**Objective:** State how many lines in the listing below include the word "that", and add nothing besides the number.

— begin —

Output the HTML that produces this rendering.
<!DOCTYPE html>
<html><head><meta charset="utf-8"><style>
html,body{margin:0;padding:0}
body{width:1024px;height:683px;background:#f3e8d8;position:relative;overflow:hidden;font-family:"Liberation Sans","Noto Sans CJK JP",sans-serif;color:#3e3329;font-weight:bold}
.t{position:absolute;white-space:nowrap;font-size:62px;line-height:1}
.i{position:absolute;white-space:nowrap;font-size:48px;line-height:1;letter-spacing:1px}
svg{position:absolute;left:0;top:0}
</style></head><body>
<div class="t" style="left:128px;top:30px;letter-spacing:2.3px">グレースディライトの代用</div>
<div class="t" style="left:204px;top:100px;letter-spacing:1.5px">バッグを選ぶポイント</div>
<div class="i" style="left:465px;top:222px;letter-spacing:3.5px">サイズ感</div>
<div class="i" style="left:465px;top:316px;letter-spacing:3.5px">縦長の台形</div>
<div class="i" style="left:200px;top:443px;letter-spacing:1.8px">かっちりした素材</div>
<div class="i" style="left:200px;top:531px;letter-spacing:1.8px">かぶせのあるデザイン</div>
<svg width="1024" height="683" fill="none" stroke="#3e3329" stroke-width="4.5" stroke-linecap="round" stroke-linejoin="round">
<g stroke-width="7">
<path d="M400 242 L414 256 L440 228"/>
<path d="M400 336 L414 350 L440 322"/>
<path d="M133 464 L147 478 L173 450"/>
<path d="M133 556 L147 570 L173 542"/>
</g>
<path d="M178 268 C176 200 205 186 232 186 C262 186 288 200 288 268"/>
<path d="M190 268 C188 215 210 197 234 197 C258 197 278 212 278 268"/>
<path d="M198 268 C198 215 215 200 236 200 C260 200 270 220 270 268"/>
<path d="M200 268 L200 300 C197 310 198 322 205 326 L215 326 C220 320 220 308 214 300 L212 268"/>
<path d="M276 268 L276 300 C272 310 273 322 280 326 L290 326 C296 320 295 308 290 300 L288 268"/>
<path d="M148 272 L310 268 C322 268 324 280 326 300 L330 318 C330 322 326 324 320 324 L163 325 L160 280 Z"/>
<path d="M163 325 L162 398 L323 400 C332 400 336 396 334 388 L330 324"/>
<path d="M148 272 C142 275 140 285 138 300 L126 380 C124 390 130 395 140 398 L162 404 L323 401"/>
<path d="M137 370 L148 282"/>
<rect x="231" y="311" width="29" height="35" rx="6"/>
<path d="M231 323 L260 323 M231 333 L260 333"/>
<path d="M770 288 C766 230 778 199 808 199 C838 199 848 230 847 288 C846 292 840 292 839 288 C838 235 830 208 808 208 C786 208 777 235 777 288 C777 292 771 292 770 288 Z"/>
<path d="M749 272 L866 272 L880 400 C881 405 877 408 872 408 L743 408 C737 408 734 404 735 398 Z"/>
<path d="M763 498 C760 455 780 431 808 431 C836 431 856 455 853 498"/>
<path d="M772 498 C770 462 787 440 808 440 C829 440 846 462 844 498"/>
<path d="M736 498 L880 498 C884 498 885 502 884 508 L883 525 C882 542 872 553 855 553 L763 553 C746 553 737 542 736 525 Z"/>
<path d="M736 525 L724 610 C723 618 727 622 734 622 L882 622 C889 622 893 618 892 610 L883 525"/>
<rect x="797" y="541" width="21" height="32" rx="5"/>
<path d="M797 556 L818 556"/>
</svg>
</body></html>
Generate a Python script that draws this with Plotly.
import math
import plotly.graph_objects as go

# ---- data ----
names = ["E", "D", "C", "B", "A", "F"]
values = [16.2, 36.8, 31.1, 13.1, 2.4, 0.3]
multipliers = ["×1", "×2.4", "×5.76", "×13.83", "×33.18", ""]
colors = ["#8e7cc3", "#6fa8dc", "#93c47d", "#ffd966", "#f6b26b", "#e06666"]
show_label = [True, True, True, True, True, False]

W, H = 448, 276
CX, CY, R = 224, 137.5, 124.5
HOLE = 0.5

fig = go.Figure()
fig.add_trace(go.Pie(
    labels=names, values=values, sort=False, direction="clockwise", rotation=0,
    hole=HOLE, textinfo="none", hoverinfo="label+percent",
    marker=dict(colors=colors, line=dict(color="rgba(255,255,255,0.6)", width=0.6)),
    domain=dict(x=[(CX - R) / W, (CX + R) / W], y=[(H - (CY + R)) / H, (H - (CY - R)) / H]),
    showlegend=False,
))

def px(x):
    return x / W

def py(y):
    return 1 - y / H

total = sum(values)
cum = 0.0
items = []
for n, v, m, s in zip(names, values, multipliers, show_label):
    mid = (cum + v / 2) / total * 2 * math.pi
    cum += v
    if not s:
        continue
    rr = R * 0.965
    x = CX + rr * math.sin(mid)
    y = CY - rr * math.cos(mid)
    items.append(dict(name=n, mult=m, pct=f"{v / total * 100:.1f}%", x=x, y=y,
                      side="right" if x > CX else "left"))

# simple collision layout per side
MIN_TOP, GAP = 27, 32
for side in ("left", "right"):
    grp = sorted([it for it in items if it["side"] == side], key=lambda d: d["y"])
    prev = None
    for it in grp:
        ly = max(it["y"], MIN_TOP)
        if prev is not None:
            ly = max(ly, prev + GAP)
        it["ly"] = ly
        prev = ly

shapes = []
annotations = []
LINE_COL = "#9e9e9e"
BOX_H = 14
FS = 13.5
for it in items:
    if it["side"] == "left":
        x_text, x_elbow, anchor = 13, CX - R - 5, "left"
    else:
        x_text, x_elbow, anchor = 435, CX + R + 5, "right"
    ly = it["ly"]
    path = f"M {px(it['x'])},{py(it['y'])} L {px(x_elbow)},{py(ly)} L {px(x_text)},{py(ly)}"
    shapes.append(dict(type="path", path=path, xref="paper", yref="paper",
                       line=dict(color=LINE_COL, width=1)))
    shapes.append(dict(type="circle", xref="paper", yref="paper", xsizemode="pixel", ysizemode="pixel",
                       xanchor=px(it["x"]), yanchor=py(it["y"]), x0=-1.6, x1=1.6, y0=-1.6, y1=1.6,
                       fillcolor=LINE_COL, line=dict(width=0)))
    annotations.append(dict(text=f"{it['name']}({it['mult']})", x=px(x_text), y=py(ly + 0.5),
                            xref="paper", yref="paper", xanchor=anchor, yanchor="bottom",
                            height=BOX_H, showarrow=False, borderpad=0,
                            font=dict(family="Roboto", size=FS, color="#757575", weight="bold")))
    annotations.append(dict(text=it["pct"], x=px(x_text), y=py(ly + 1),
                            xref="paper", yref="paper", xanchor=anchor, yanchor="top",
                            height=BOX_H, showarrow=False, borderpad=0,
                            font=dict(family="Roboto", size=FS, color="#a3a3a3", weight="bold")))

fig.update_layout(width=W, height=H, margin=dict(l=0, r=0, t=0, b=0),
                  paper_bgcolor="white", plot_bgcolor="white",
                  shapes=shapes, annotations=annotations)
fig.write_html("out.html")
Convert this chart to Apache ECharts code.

— end —

**Complete answer:** 2